I know a minister that got fired just because he stuttered. It seems his church practiced Baptism by immersion!!!
Ugh, that reminds me of too many years of my Catholic school education to digest! All the times the nuns forced me to be in charge of a reading at our morning mass.
And did you go and hunt that wascawy wabbit when you got home?
Hehehehehehehe....
I'm dying over here with laughter, because I can just picture it so perfectly.
Sometimes doing the Lord's work can be very humbling!!! Now you know why I stick to being a Eucharistic Minister and do NOT want to be a reader!!!
Thank you from the bottom of my heart for that hearty laugh. Oh my God (and I'm an atheist), that was hilarious!!!
You made my day! I laughed so hard I cwied!
Too fweaking funny! :p
that was hiwarious!
That's why I stick to teaching the pre-K/K kids. They don't notice if you mess up.
I was waughing so hard, I couldn't catch my bweath. Oh, and by the way, I've NEVER mess up words, just ask my husband.

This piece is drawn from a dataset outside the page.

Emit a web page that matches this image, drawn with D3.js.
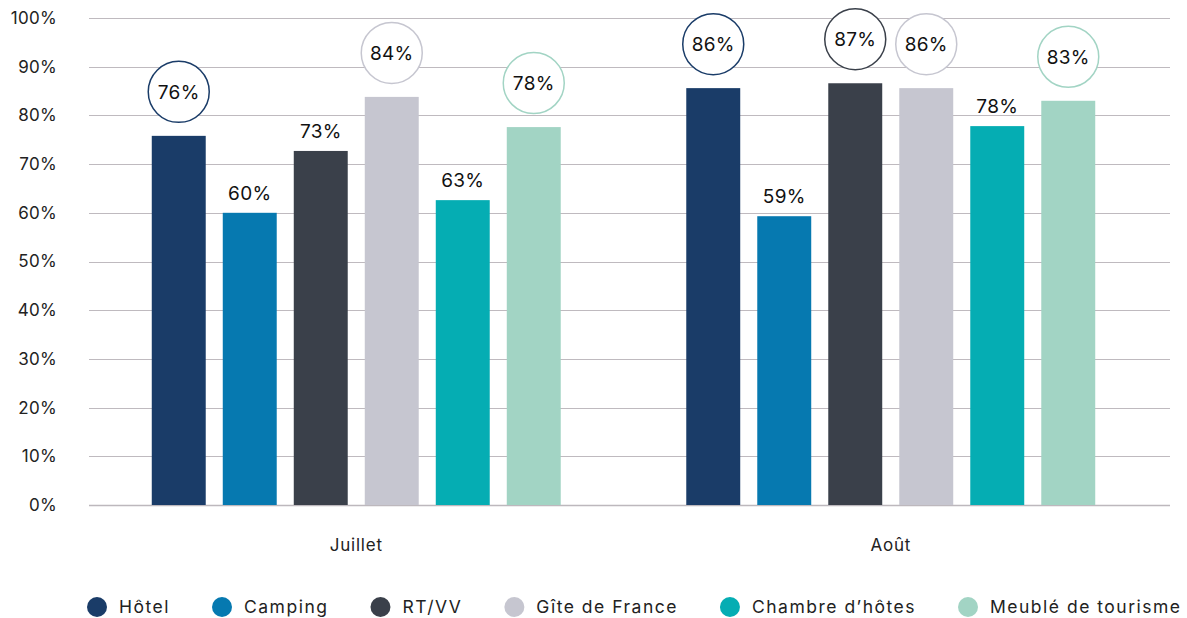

Oh My Dear, you are such a joy to read. I have been away for far too long!
My last time "up" as worship leader had me reading a longish bit of old testament from Tom Jefferson's Bible. Even after reading the passage aloud several times in the privacy of my own bedroom I still managed to mangle several important words. Sigh. The things we do in the mane of faith...
So very funny! It reminded me of that scene from Princess Bride when the priest begins by saying "Marwage..."
Totally Princess Bride.
Wove...True wove...
Thanks fow all the cwever comments evwybody! This was a twue but vewwy scawy stowy.